WHAT YOU ARE ASKED TO DO> Return every line below as is, leaving out the pictures.

----------

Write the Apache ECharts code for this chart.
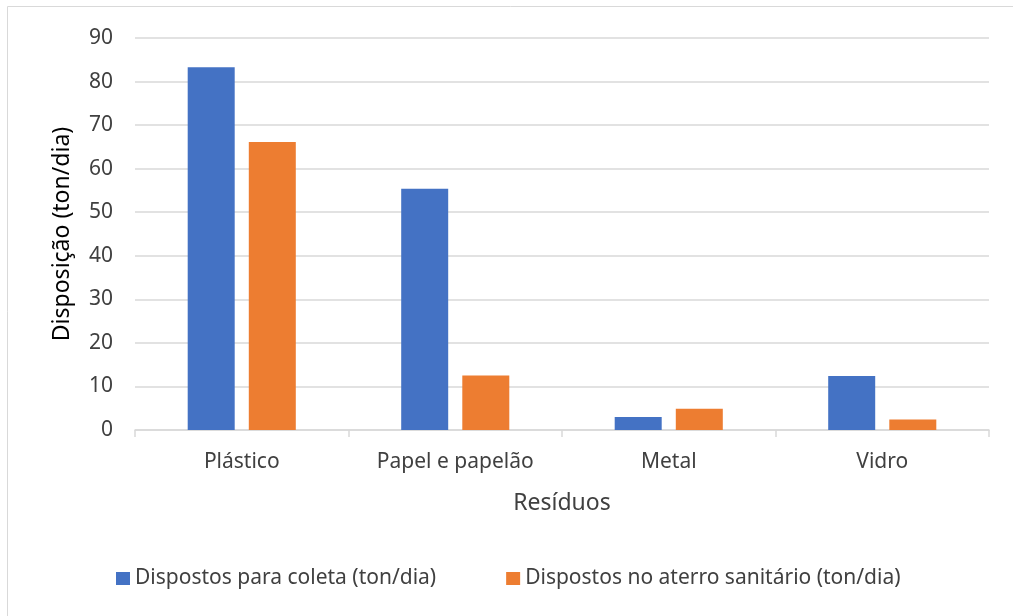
<!DOCTYPE html>
<html><head><meta charset="utf-8">
<script src="https://cdn.jsdelivr.net/npm/echarts@6/dist/echarts.min.js"></script>
<style>html,body{margin:0;padding:0;background:#fff}#c{width:1013px;height:616px}</style>
</head><body><div id="c"></div>
<script>
const categories = ['Plástico', 'Papel e papelão', 'Metal', 'Vidro'];
const coleta = [83.3, 55.4, 3.0, 12.4];
const aterro = [66.1, 12.5, 4.9, 2.4];
const seriesNames = ['Dispostos para coleta (ton/dia)', 'Dispostos no aterro sanitário (ton/dia)'];
const font = 'Noto Sans';
const chart = echarts.init(document.getElementById('c'));
chart.setOption({
  animation: false,
  textStyle: { fontFamily: font },
  graphic: [{ type: 'rect', shape: { x: 7.5, y: 6.5, width: 1020, height: 620 }, style: { fill: 'none', stroke: '#d9d9d9', lineWidth: 1 }, silent: true }],
  grid: { left: 135, right: 24, top: 38, bottom: 186 },
  legend: {
    data: seriesNames, left: 116, top: 568, padding: 0, icon: 'rect', itemWidth: 14, itemHeight: 13, itemGap: 70,
    textStyle: { fontFamily: font, fontSize: 21, color: '#404040' }
  },
  xAxis: {
    type: 'category', data: categories,
    name: 'Resíduos', nameLocation: 'middle', nameGap: 62,
    nameTextStyle: { fontFamily: font, fontSize: 23, color: '#404040' },
    axisLine: { lineStyle: { color: '#d9d9d9', width: 1.5 } },
    axisTick: { show: true, length: 7, lineStyle: { color: '#d9d9d9', width: 1.5 } },
    axisLabel: { fontFamily: font, fontSize: 21, color: '#404040', margin: 22 }
  },
  yAxis: {
    type: 'value', min: 0, max: 90, interval: 10,
    name: 'Disposição (ton/dia)', nameLocation: 'middle', nameGap: 61, nameRotate: 90,
    nameTextStyle: { fontFamily: font, fontSize: 23, color: '#000' },
    axisLine: { show: false }, axisTick: { show: false },
    axisLabel: { fontFamily: font, fontSize: 21, color: '#404040', margin: 22 },
    splitLine: { lineStyle: { color: '#d9d9d9', width: 1.5 } }
  },
  series: [
    { name: seriesNames[0], type: 'bar', data: coleta, barWidth: 47, barGap: '30%', itemStyle: { color: '#4472c4' } },
    { name: seriesNames[1], type: 'bar', data: aterro, barWidth: 47, itemStyle: { color: '#ed7d31' } }
  ]
});
</script></body></html>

----------

THE ANSWER>
Write the Apache ECharts code for this chart.
<!DOCTYPE html>
<html><head><meta charset="utf-8">
<script src="https://cdn.jsdelivr.net/npm/echarts@6/dist/echarts.min.js"></script>
<style>html,body{margin:0;padding:0;background:#fff}#c{width:1013px;height:616px}</style>
</head><body><div id="c"></div>
<script>
const categories = ['Plástico', 'Papel e papelão', 'Metal', 'Vidro'];
const coleta = [83.3, 55.4, 3.0, 12.4];
const aterro = [66.1, 12.5, 4.9, 2.4];
const seriesNames = ['Dispostos para coleta (ton/dia)', 'Dispostos no aterro sanitário (ton/dia)'];
const font = 'Noto Sans';
const chart = echarts.init(document.getElementById('c'));
chart.setOption({
  animation: false,
  textStyle: { fontFamily: font },
  graphic: [{ type: 'rect', shape: { x: 7.5, y: 6.5, width: 1020, height: 620 }, style: { fill: 'none', stroke: '#d9d9d9', lineWidth: 1 }, silent: true }],
  grid: { left: 135, right: 24, top: 38, bottom: 186 },
  legend: {
    data: seriesNames, left: 116, top: 568, padding: 0, icon: 'rect', itemWidth: 14, itemHeight: 13, itemGap: 70,
    textStyle: { fontFamily: font, fontSize: 21, color: '#404040' }
  },
  xAxis: {
    type: 'category', data: categories,
    name: 'Resíduos', nameLocation: 'middle', nameGap: 62,
    nameTextStyle: { fontFamily: font, fontSize: 23, color: '#404040' },
    axisLine: { lineStyle: { color: '#d9d9d9', width: 1.5 } },
    axisTick: { show: true, length: 7, lineStyle: { color: '#d9d9d9', width: 1.5 } },
    axisLabel: { fontFamily: font, fontSize: 21, color: '#404040', margin: 22 }
  },
  yAxis: {
    type: 'value', min: 0, max: 90, interval: 10,
    name: 'Disposição (ton/dia)', nameLocation: 'middle', nameGap: 61, nameRotate: 90,
    nameTextStyle: { fontFamily: font, fontSize: 23, color: '#000' },
    axisLine: { show: false }, axisTick: { show: false },
    axisLabel: { fontFamily: font, fontSize: 21, color: '#404040', margin: 22 },
    splitLine: { lineStyle: { color: '#d9d9d9', width: 1.5 } }
  },
  series: [
    { name: seriesNames[0], type: 'bar', data: coleta, barWidth: 47, barGap: '30%', itemStyle: { color: '#4472c4' } },
    { name: seriesNames[1], type: 'bar', data: aterro, barWidth: 47, itemStyle: { color: '#ed7d31' } }
  ]
});
</script></body></html>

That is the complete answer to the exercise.